══ ENTRIES SHOWN ══

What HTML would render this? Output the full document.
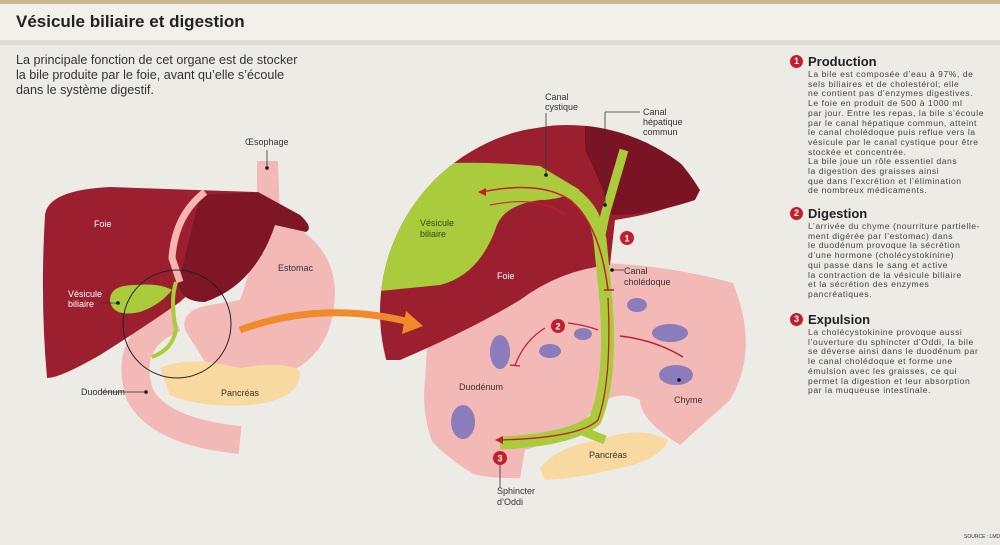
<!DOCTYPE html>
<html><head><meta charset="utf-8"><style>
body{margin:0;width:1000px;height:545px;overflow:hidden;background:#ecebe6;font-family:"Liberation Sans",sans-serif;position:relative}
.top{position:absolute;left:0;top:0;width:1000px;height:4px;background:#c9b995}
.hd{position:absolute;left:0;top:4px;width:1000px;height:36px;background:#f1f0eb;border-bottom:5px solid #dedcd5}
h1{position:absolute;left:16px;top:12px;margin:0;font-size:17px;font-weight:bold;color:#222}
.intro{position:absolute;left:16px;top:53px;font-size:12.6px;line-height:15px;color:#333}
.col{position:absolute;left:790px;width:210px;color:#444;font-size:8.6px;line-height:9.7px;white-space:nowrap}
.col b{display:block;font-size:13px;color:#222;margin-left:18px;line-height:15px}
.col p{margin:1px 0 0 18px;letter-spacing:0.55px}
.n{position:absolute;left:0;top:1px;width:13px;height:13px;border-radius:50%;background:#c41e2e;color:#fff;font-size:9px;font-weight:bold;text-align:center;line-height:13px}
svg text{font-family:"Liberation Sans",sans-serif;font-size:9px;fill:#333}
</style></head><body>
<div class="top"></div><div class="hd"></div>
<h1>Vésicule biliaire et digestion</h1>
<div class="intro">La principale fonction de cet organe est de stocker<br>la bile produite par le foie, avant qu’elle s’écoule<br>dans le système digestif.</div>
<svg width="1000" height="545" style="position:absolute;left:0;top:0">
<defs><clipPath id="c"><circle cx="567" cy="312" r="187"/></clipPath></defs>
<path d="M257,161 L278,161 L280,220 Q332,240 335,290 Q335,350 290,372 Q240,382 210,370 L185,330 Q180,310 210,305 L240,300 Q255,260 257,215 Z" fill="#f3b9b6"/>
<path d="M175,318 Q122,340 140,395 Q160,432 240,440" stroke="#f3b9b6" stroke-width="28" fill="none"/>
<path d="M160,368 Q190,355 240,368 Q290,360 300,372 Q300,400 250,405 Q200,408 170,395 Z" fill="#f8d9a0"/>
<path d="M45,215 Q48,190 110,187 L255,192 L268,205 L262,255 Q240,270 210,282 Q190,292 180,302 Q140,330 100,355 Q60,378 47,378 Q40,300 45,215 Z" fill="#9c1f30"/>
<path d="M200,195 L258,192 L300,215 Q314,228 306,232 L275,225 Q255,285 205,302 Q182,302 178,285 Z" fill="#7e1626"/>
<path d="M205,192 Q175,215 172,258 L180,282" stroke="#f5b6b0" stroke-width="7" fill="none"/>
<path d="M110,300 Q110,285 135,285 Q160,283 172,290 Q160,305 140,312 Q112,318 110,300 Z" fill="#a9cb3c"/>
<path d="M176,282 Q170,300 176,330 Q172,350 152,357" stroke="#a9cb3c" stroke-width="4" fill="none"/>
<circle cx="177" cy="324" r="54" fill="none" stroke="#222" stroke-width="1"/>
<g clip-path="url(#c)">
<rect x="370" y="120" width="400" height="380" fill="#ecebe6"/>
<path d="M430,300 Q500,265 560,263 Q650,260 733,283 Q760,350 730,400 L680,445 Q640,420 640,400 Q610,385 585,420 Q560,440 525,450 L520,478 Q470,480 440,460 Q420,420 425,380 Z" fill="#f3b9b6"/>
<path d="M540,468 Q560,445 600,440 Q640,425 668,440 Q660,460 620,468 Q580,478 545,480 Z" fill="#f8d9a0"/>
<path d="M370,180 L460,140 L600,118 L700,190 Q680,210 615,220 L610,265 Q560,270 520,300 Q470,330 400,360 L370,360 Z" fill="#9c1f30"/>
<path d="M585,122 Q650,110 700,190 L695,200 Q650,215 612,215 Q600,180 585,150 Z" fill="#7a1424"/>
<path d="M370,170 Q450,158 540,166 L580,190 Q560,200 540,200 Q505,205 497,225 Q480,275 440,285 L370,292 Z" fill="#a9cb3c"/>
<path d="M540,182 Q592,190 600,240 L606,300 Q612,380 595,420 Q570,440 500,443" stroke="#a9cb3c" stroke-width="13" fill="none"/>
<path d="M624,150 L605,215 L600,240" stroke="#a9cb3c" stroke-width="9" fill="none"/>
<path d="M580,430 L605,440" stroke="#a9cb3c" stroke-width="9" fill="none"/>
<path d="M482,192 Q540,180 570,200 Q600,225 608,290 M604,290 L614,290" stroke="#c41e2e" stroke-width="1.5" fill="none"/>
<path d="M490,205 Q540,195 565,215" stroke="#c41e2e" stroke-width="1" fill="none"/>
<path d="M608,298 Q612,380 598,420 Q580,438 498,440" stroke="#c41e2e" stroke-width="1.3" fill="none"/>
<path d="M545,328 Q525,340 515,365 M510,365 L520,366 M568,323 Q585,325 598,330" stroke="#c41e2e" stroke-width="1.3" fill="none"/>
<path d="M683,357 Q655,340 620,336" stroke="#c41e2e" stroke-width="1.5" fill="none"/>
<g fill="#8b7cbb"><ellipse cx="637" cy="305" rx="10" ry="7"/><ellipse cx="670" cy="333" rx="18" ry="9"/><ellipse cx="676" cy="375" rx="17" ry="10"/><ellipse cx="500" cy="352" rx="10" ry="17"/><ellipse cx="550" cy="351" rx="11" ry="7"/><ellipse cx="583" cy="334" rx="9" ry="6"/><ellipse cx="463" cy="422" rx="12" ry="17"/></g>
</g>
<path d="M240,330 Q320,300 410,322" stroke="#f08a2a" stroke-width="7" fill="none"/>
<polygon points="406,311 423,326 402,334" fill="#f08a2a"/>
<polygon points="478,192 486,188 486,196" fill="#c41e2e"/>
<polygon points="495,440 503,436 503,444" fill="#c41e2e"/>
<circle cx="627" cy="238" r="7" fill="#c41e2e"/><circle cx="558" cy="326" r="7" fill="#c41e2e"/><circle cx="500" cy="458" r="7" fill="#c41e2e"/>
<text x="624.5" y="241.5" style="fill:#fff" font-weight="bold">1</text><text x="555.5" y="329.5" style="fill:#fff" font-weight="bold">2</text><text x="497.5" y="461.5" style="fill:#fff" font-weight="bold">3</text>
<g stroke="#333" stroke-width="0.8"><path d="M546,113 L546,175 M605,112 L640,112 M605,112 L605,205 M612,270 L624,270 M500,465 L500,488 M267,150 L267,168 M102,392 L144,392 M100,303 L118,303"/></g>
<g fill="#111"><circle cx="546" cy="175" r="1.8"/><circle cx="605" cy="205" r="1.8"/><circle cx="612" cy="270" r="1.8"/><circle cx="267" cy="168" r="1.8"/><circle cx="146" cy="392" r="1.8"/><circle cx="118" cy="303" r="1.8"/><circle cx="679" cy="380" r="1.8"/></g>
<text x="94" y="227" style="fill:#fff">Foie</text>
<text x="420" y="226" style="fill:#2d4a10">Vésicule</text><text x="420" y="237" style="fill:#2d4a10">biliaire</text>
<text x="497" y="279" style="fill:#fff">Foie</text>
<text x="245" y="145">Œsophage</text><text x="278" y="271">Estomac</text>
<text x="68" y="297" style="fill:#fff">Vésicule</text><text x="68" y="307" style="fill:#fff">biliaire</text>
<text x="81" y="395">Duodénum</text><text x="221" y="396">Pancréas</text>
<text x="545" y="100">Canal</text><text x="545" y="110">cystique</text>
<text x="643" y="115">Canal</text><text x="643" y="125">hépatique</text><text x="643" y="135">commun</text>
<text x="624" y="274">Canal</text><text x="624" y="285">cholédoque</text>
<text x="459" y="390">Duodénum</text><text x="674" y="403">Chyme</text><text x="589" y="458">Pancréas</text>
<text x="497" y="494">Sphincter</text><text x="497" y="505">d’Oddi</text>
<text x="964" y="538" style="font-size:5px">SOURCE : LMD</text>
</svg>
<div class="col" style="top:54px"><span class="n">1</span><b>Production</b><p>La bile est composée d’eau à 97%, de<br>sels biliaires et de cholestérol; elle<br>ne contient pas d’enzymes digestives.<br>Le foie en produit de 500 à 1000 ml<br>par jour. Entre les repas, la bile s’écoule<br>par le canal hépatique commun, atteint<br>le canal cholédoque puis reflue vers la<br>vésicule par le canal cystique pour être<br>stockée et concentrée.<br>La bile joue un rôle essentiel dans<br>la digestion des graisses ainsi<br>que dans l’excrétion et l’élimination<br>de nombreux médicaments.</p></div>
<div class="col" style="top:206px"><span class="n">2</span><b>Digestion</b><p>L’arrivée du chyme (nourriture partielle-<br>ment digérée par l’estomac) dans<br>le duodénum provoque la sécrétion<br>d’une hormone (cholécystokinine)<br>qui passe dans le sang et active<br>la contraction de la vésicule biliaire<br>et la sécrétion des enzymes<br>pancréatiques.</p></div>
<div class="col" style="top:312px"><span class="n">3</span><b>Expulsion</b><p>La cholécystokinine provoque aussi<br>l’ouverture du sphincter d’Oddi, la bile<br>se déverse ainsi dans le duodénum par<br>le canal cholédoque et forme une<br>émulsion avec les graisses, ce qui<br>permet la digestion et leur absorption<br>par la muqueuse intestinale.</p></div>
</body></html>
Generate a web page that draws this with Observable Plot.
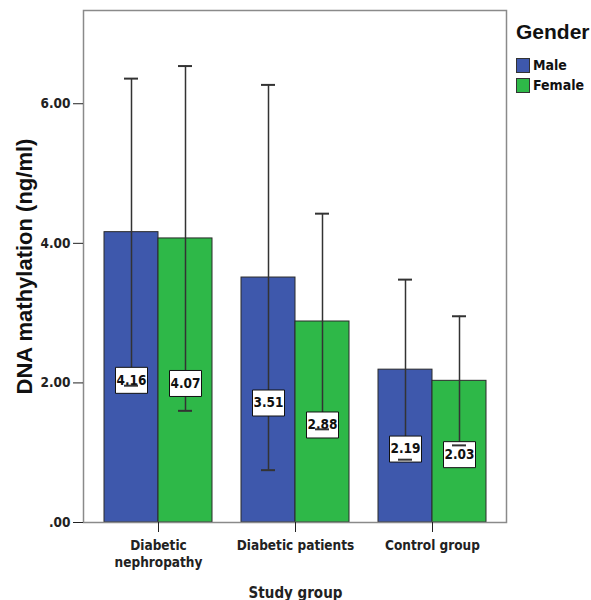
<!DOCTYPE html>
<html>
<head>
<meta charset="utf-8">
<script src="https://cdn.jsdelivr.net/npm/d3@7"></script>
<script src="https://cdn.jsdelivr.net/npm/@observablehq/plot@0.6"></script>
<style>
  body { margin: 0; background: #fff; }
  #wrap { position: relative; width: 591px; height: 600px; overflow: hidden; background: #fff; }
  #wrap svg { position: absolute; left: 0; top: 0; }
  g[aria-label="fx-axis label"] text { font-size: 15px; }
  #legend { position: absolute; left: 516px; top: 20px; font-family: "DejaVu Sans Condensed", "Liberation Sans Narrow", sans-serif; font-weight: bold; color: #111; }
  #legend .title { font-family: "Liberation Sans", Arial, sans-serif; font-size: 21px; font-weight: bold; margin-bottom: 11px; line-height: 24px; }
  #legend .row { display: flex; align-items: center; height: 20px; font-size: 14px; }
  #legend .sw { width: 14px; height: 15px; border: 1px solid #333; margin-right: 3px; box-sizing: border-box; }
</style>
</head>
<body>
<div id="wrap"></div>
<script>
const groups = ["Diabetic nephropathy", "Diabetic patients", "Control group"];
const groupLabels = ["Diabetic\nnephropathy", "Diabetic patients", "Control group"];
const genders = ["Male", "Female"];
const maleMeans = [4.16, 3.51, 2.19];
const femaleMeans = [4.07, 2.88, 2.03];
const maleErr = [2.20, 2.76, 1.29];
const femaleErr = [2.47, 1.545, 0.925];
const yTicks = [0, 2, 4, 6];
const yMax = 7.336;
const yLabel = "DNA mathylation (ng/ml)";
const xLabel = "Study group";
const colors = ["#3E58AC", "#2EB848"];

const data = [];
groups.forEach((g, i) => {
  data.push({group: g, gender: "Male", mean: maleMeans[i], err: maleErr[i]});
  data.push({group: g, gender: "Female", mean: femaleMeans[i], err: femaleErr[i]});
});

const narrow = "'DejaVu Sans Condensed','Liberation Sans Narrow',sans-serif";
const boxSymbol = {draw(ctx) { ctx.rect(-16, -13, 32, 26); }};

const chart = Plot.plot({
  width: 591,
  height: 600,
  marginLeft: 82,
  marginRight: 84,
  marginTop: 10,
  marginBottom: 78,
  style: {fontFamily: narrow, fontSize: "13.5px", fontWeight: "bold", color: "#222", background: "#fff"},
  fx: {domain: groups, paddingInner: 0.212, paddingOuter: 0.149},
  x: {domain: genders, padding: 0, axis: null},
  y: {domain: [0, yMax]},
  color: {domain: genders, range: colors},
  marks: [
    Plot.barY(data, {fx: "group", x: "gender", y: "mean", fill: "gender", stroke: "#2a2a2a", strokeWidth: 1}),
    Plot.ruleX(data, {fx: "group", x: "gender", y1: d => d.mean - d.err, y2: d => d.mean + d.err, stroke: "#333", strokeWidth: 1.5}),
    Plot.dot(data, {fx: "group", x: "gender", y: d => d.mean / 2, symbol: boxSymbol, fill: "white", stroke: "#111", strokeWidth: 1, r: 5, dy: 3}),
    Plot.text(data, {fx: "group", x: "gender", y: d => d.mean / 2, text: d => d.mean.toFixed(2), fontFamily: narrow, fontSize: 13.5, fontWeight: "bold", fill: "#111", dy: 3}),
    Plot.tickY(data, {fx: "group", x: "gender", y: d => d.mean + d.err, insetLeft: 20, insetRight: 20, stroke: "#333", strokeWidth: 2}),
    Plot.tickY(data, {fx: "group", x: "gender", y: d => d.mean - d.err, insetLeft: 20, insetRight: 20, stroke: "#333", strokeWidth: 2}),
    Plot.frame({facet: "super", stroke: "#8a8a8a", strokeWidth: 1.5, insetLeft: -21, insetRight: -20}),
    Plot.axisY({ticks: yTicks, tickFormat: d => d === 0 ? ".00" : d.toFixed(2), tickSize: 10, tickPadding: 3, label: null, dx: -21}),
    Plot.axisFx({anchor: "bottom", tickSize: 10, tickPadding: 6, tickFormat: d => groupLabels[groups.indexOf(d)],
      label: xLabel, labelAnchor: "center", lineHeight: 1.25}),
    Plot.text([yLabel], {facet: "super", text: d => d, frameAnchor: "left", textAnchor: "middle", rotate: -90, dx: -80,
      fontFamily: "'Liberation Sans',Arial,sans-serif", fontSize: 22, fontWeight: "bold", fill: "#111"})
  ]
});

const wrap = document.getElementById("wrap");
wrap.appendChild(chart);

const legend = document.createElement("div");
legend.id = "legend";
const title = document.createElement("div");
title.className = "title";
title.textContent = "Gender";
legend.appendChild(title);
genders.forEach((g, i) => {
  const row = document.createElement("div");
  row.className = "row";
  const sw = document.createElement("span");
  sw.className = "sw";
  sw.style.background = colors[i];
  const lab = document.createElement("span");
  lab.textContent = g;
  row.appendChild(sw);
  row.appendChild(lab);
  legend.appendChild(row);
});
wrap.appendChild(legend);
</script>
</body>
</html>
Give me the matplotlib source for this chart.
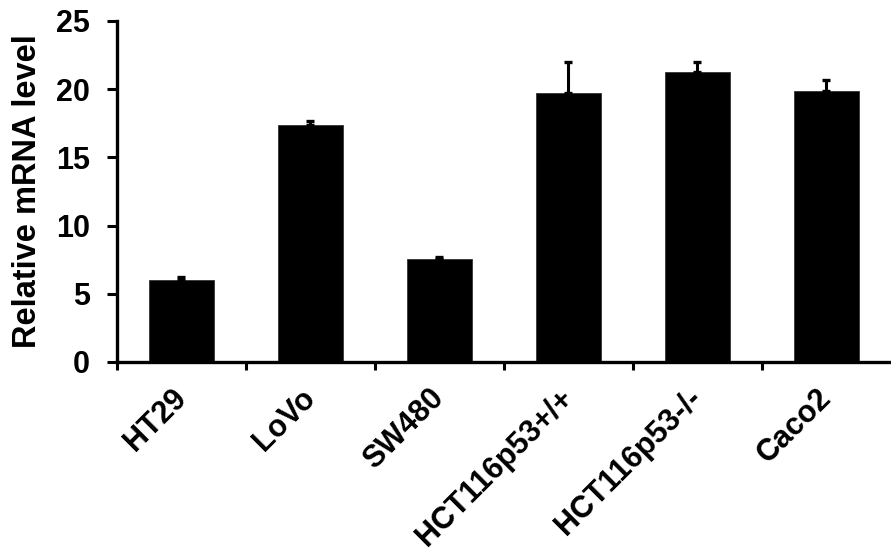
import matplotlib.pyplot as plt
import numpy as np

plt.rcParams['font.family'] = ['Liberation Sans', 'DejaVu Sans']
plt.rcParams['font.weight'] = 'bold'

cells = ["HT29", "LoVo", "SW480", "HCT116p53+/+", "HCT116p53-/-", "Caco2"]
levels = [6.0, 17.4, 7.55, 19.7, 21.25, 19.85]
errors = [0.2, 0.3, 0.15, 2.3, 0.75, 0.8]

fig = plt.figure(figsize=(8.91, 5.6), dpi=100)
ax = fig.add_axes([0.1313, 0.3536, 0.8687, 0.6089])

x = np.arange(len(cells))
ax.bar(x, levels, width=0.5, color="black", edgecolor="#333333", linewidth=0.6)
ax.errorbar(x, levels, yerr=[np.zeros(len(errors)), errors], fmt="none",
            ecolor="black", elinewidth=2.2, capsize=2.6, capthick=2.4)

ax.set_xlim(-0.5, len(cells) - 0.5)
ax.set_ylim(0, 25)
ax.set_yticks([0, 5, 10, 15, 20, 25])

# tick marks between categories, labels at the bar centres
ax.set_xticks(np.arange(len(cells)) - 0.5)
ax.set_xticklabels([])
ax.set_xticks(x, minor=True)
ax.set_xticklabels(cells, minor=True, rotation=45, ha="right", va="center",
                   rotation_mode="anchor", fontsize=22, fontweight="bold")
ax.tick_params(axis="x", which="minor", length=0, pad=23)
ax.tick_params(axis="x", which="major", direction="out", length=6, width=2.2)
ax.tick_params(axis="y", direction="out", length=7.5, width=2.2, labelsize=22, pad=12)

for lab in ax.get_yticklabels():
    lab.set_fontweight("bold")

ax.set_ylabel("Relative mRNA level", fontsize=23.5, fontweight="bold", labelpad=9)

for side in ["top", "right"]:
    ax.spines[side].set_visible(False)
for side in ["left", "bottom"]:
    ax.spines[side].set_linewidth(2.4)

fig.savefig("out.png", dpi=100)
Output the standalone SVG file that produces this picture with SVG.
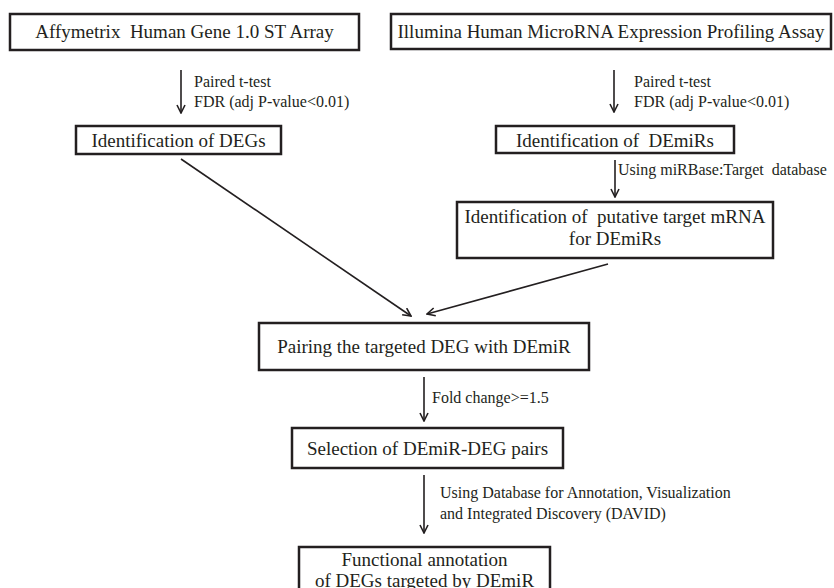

═══

* [THE REQUEST]:
Filter the records above and return every line that holds the word "with".

* [THE ANSWER]:
Generate a web page that draws this with Observable Plot.
Output the standalone SVG file that produces this picture with SVG.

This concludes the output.